In the beginning, the library was little more than a room in Kinsey Hall, the original building on campus. But even then, the librarians took their roles as educators seriously.
A visitor to the campus in the summer of 1913 noted the addition of new bookcases for the library, which he estimated contained 3,000 volumes, and was impressed by the large number of magazines on display.William Jerry MacLean in Barton College: Our Century
These books and journals, carefully selected to support the research needs of our students and faculty, were seedlings that continued to grow and flourish as the college’s academic programming expanded.
By the late 1940s, the room in Kinsey Hall could no longer contain the growing collection, or provide the space faculty and students needed for serious reading, research, and writing. Clarence L. Hardy, who served on the college’s Board of Trustees from 1926 to 1949, stepped up with a generous donation to fund the construction of a new, freestanding library. Construction began in the summer of 1949, and Hardy Library opened its doors in the fall of 1951. It was a top tier facility for its time, with three stories and a capacity of 75,000 volumes. The entire top floor and half of the second held the circulating books. The second floor also housed an Education Curriculum Lab and a large microfilm section. The main floor featured an extensive Reference Room and seating space for over a hundred patrons.
But within twenty years, Hardy Library had nearly reached its capacity, with 70,000 volumes and a growing student body to serve. Grants from the Z. Smith Reynolds and Mary Reynolds Babcock Foundations funded a renovation project that expanded the facility by 2,200 square feet of floor space, provided shelf space for an additional 13,000 volumes, and increased the total seating space to accommodate 175 patrons.
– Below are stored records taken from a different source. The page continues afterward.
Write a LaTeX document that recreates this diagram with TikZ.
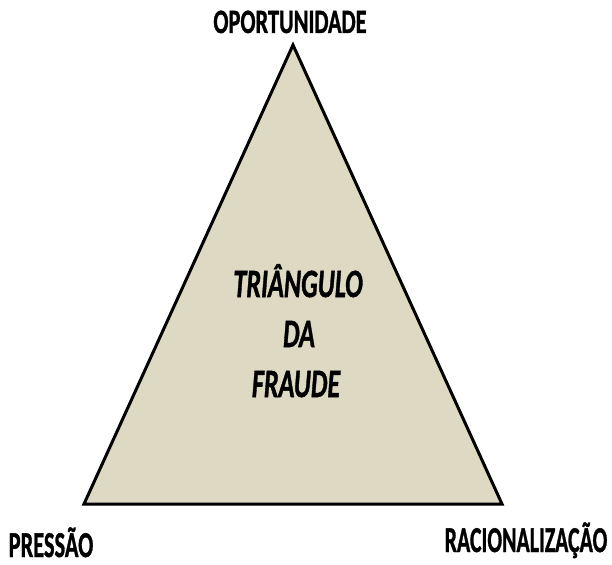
\documentclass[tikz,border=0pt]{standalone}
\usepackage{fontspec}
\setmainfont{Carlito}[BoldFeatures={FakeBold=1.3},BoldItalicFeatures={FakeBold=1.3}]
\definecolor{tanfill}{HTML}{DDD9C3}
\begin{document}
\begin{tikzpicture}[x=1pt,y=-1pt,
  lab/.style={anchor=base,inner sep=0pt,font=\fontsize{28}{30}\selectfont\bfseries},
  mid/.style={anchor=base,inner sep=0pt,font=\fontsize{34}{36}\selectfont\bfseries\itshape}]
\useasboundingbox (0,0) rectangle (612,564);
\coordinate (apex) at (293,45);
\coordinate (bl) at (84,504);
\coordinate (br) at (502,504);
\draw[line width=3pt,line join=miter,fill=tanfill] (apex) -- (bl) -- (br) -- cycle;
\node[lab] (op) at (290,33) {\scalebox{0.8}[1.22]{OPORTUNIDADE}};
\node[lab] (pr) at (51,557) {\raisebox{0pt}[\height][0pt]{\scalebox{0.8}[1.3]{PRESSÃO}}};
\node[lab] (ra) at (526,552) {\scalebox{0.78}[1.3]{RACIONALIZAÇÃO}};
\node[mid] (t1) at (298,297) {\scalebox{0.77}[1.18]{TRIÂNGULO}};
\node[mid] (t2) at (299,347) {\scalebox{0.77}[1.18]{DA}};
\node[mid] (t3) at (296,397) {\scalebox{0.77}[1.18]{FRAUDE}};
\end{tikzpicture}
\end{document}
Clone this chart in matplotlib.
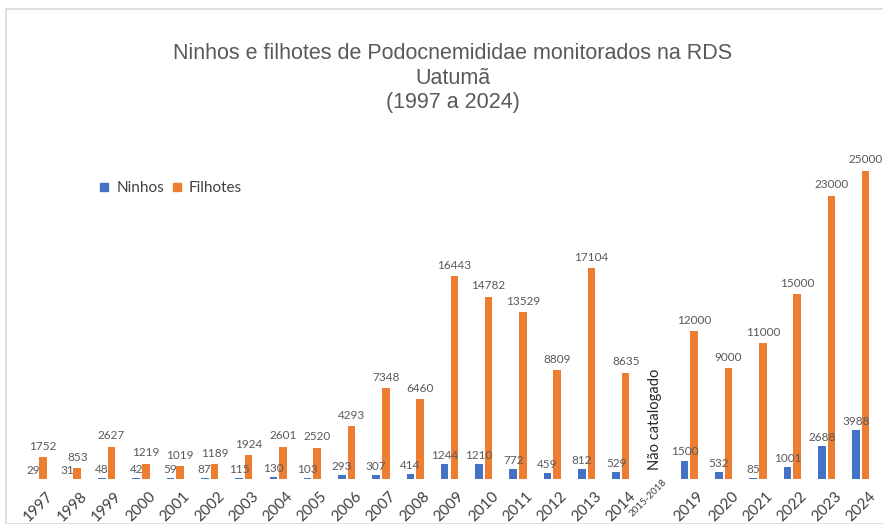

Between the time Hardy Library was constructed and the mid-1970s, the student population doubled, and it became clear that the college needed a new, modern facility, one that would accommodate the library’s expanding role in supporting student success. Alumni, trustees, friends of the college, corporations, and foundations came together and raised approximately one million dollars to fund the construction of a new library. Construction began in 1976, and the Willis N. Hackney Library opened in the summer of 1977. It was named for a Wilson businessman and lifelong supporter of Atlantic Christian College. Hackney Library was built to hold 160,000 volumes and contained 27,000 square feet of floor space. The new library could accommodate seating for 250 patrons, and included small conference rooms for group study and closed carrels for faculty. A Learning Resources Center, staffed by the Department of English and Modern Languages, was housed in the library.
As the twentieth century drew to a close, the world of higher education changed dramatically, and the library, true to its mission, supported these changes. By the late 1980s, libraries had shifted from collecting physical volumes to providing electronic access. Hackney Library joined the digital revolution in 1987 with a new computerized circulation system. Within three years, it had installed a CD-ROM-based indexing system.
In 1995, it moved to an integrated library system, which allowed librarians to catalog materials and manage patron records through a shared database, and gave patrons access to an online catalog.
In 1998, Hackney was one of the first libraries to join NC LIVE, a consortium of public and academic libraries that purchases and manages access to electronic resources. This formed the foundation of an electronic collection that grew to over 20,000 journals and 2,700 eBooks within fifteen years. Between 2012 and 2013 alone, the library’s electronic journal holdings nearly doubled, and eBook access mushroomed to 80,000 titles.
The collaboration between librarians, faculty, and student support professionals that began with the Learning Resources Center has continued to evolve as well. In the summer of 2012, the Office of Student Success and Career Services moved to the main floor of Hackney Library. These offices offer counseling on academic progress and study skills, coordinate tutors, and help students explore careers, devise job search strategies, and prepare for interviews.
In Barton College’s 111 years, the library’s book and journal holdings have expanded exponentially. Modern buildings have replaced aging ones. New technologies have emerged. And student services have expanded. But one thing has remained constant. We are, as an early librarian said, “not only a repository and lender of books, but an extension of the classroom.”